The news that progressives dreaded for years came to pass last night: Justice Ginsburg died. An icon of the liberal wing of the Court, her passing hands President Trump another seat on the Supreme Court. To progressives, this signals the end of the Court as a bastion of justice and defender of minority rights for the foreseeable future. Note what the conservative majority could do with five votes, the argument goes. Imagine what they will do with another one! And further, the left lost a strong voice, which makes everything worse. Addition by subtraction.
This is the wrong way to think about the Supreme Court. Or at best, it is incomplete.
Writing the year after the Court’s iconic Brown decision, and contrary to the popular belief of the Court as defender of minorities, Robert Dahl argued that the Court is part of the “dominant national alliance.” This means that the Court is generally in step with the politics of its time. Only during realigning moments — think 1800, 1860, or 1932, for example — when the old alliance disintegrates and a new one begins to take control, will the Court be out of step with the politics of its time. Once the new alliance takes hold, it will appoint justices in tune with its policies.
In English: think about the image of the Court as a defender of powerless minorities and tell me what you see. Most people see the Warren Court. Then think about the politics on the ground that allowed — created — the Warren Court.
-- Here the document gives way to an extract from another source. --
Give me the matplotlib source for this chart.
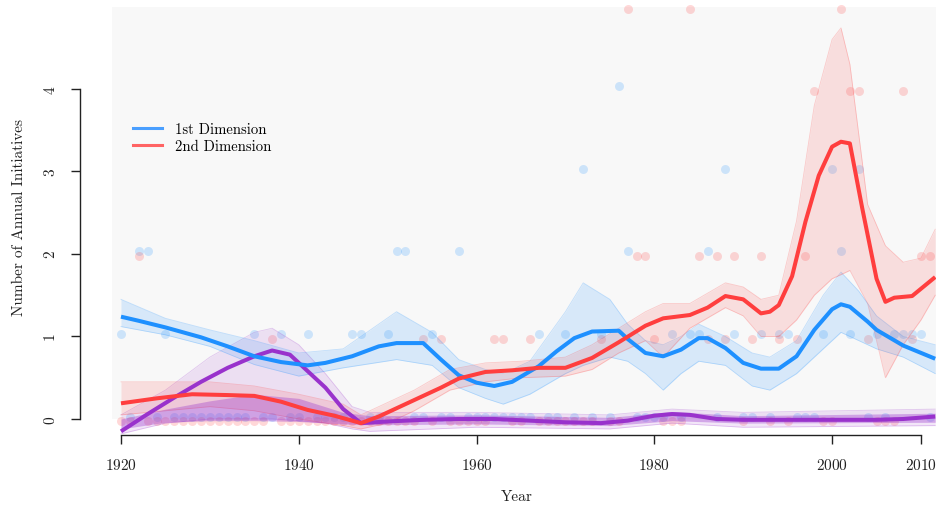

This brings to mind Ella Baker, Fannie Lou Hamer, John Lewis, the Voter Education Project, the Student Nonviolent Coordinating Committee, the Mississippi Freedom Democratic Party, and so on. It brings to mind Freedom Summer and the Freedom Movement more generally. It brings to mind grassroots organizing. It brings to mind popular constitutionalism, and the idea that all of us have a chance to affect the constitutional norms that ultimately influence Supreme Court decisions.
The point is this: the passing of Ruth Bader Ginsburg is unquestionably sad. However, people should not take from it the idea that all is lost (or won, depending on your politics). Her passing changes nothing. Yes, the Court is a political institution, defined by Dahl as an institution that often “must choose among controversial alternatives of public policy by appealing to at least some criteria of acceptability on questions of fact and value that cannot be found in or deduced from precedent, statute, and Constitution.” Far more important is the fact that the Court does not exist in a vacuum, impervious to political pressures around it. As a political institution, the Court must behave as one. It must be careful. Thoughtful. Strategic. The justices have so understood their role for much of the Court’s history. So must the Roberts Court, lest it risk political blowback (and think here of all the things a political majority could do).
The question then, is not how to replace the late Justice Ginsburg. Rather, the question is, does Senator McConnell really understand what he’s doing? On the evidence since last night, it appears not.